The problem for company tax cut advocates of US firms blowing their Trump tax windfalls on share buybacks is now officially serious: The Wall Street Journal has tried to pretend it’s not a problem at all.

According to recent figures, the level of stock buyback announcements made by corporate America since the start of the year has reached a staggering $214 billion. And just 6% of the windfall is going to workers in bonuses and wage rises.

So what did America’s Murdoch-controlled flagship business publication do? Declare that share buybacks are really good anyway. “Stock buybacks are proof of tax reform’s success“, according to John H. Cochrane of the right-wing Cato Institute.

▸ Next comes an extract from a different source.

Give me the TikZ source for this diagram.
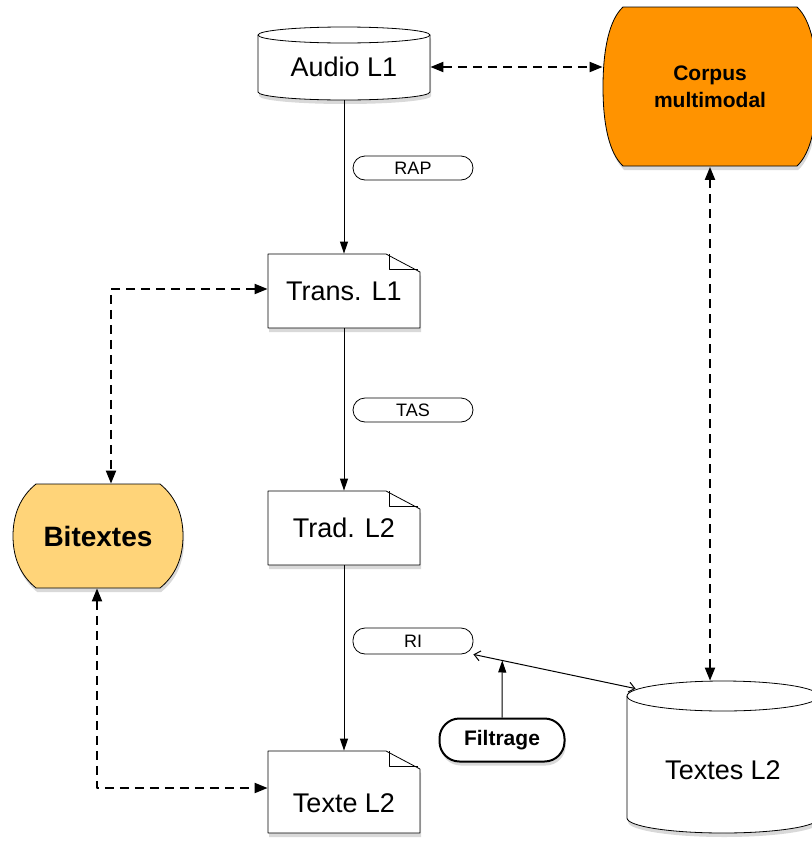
\documentclass[tikz,border=0pt]{standalone}
\usepackage{fontspec}
\setmainfont{Liberation Sans}
\usetikzlibrary{arrows.meta,calc,shadows}
\definecolor{orangec}{HTML}{FF9300}
\definecolor{melon}{HTML}{FFD479}
\tikzset{
	ombre/.style={drop shadow={shadow xshift=0.6pt, shadow yshift=-2pt, opacity=0.3}},
	boite/.style={inner sep=0pt, font=\fontsize{13.5}{16}\selectfont},
	pilule/.style={draw, fill=white, rounded corners=6pt, minimum width=60pt, minimum height=12pt, inner sep=0pt, font=\fontsize{9}{11}\selectfont},
	fleche/.style={->, line width=0.5pt},
	tiret/.style={{Triangle[length=6.5pt,width=5pt]}-{Triangle[length=6.5pt,width=5pt]}, line width=1pt, dash pattern=on 4.5pt off 3pt},
	fin/.style={{Straight Barb[length=3pt,width=5pt]}-{Straight Barb[length=3pt,width=5pt]}, line width=0.5pt}
}
\begin{document}
\begin{tikzpicture}[x=0.5pt, y=-0.5pt, line join=round, >={Triangle[length=6pt,width=4pt]}]
	\useasboundingbox (0,0) rectangle (811,841);
	% Audio L1 (cylindre)
	\draw[fill=white, ombre] (258,35) -- (258,92) arc[start angle=180, end angle=0, x radius=86, y radius=8] -- (430,35) arc[start angle=0, end angle=-180, x radius=86, y radius=8] -- cycle;
	\draw (258,35) arc[start angle=180, end angle=0, x radius=86, y radius=8];
	\node[boite, minimum width=86pt, minimum height=33pt] (audio) at (344,67) {Audio L1};
	% Corpus multimodal
	\draw[fill=orangec, ombre] (623,7) -- (797,7) .. controls (811,20) and (817,50) .. (817,87) .. controls (817,124) and (811,153) .. (797,166) -- (623,166) .. controls (609,153) and (603,124) .. (603,87) .. controls (603,50) and (609,20) .. (623,7) -- cycle;
	\node[inner sep=0pt, align=center, minimum width=107pt, minimum height=79.5pt, font=\fontsize{10.5}{13.3}\selectfont\bfseries] (corpus) at (710,87) {Corpus\\multimodal};
	% documents
	\draw[fill=white, ombre] (268,254) -- (386,254) -- (420,272) -- (420,328) -- (268,328) -- cycle;
	\draw (389,254) -- (389,269) -- (418,269);
	\node[boite, minimum width=76pt, minimum height=37pt] (trans) at (344,291) {Trans. L1};
	\draw[fill=white, ombre] (268,491) -- (386,491) -- (420,509) -- (420,565) -- (268,565) -- cycle;
	\draw (389,491) -- (389,506) -- (418,506);
	\node[boite, minimum width=76pt, minimum height=37pt] (trad) at (344,528) {Trad. L2};
	\draw[fill=white, ombre] (268,751) -- (386,751) -- (420,769) -- (420,833) -- (268,833) -- cycle;
	\draw (389,751) -- (389,766) -- (418,766);
	\node[boite, minimum width=76pt, minimum height=41pt] (texte) at (344,792) {};
	\node[boite] (texte-nom) at (344,803) {Texte L2};
	% Bitextes
	\draw[fill=melon, ombre] (36,484) -- (160,484) .. controls (176,497) and (183,515) .. (183,536) .. controls (183,557) and (176,575) .. (160,588) -- (36,588) .. controls (20,575) and (13,557) .. (13,536) .. controls (13,515) and (20,497) .. (36,484) -- cycle;
	\node[inner sep=0pt, minimum width=85pt, minimum height=52pt, font=\fontsize{14}{16}\selectfont\bfseries] (bitextes) at (98,536) {Bitextes};
	% Textes L2 (cylindre)
	\draw[fill=white, ombre] (627,696) -- (627,818) arc[start angle=180, end angle=0, x radius=96, y radius=15] -- (819,696) arc[start angle=0, end angle=-180, x radius=96, y radius=15] -- cycle;
	\draw (627,696) arc[start angle=180, end angle=0, x radius=96, y radius=15];
	\node[boite, minimum width=96pt, minimum height=76pt] (textes) at (723,757) {};
	\node[boite] (textes-nom) at (723,770) {Textes L2};
	% etapes
	\node[pilule] (rap) at (413,168) {RAP};
	\node[pilule] (tas) at (413,410) {TAS};
	\node[pilule, minimum height=13pt] (ri) at (413,641) {RI};
	\node[draw, fill=white, ombre, line width=1pt, rounded corners=10pt, minimum width=62.5pt, minimum height=21.5pt, inner sep=0pt, font=\fontsize{10.5}{12}\selectfont\bfseries] (filtrage) at (502,740) {Filtrage};
	% liens
	\draw[fleche] (audio) -- (trans);
	\draw[fleche] (trans) -- (trad);
	\draw[fleche] (trad) -- (texte);
	\draw[tiret] (audio.east) -- (corpus.west |- audio.east);
	\draw[tiret] (corpus.south) -- (corpus.south |- textes.north);
	\draw[tiret] ([yshift=1pt]trans.west) -| ([xshift=6.5pt]bitextes.north);
	\draw[tiret] ([xshift=-0.5pt]bitextes.south) |- ([yshift=2pt]texte.west);
	\coordinate (ri-fin) at ($(textes.north west)+(9,8)$);
	\draw[fin] (ri.south east) -- (ri-fin);
	\draw[fleche] (filtrage.north) -- ($(ri.south east)!0.178!(ri-fin)$);
\end{tikzpicture}
\end{document}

Share buybacks and dividends are great. They get cash out of companies that don’t have worthwhile ideas and into companies that do. An increase in buybacks is a sign the tax law and the economy are working… 

Not every company needs to expand at any given moment… The debate over whether companies will spend higher revenues on wages or buybacks misses the whole point.

You could term this the trickle-down trickle-down argument: give companies a windfall in the hope that they’ll use it for new investment that will eventually flow through into more jobs and put upward pressure on wages; but when they don’t spend it on new investment, instead gifting it back to shareholders, hope that the shareholders then re-invest it another company that will decide to use it for new investment that will eventually flow through yada yada yada.

It would be more efficient simply to give the wealthy another direct tax cut, wouldn’t it? After all, they save so much more of their income than the rest of us so it will eventually trickle into productive investment somewhere. Then we wouldn’t have to worry about share buybacks at all.

Of course, a tax cut for the wealthy was exactly what Trump and the Republicans did as well as the company tax cut in the Tax Cuts and Jobs Act.

And if you look at the long list of US companies that have announced $214 billion worth of buybacks or dividend increases, they include many of the biggest names in global capitalism — Google, Visa, Cisco, Oracle, Boeing, Wells Fargo, Coca-Cola. On the basis of Cochrane’s argument, a huge swathe of global capital simply don’t have any “worthwhile ideas” for investing in at the moment.

Remember that the Trump tax cuts are all unfunded, just like Malcolm Turnbull’s $64 billion company tax cuts. The US deficit is being blown out right when the economy is near full employment, in the hope that wealthy shareholders will take their share buyback and dividend largesse and find a productive home for it.

Now, since the Wall Street Journal has confirmed share buybacks are a problem by trying to define the problem away, will the Financial Review finally acknowledge their existence?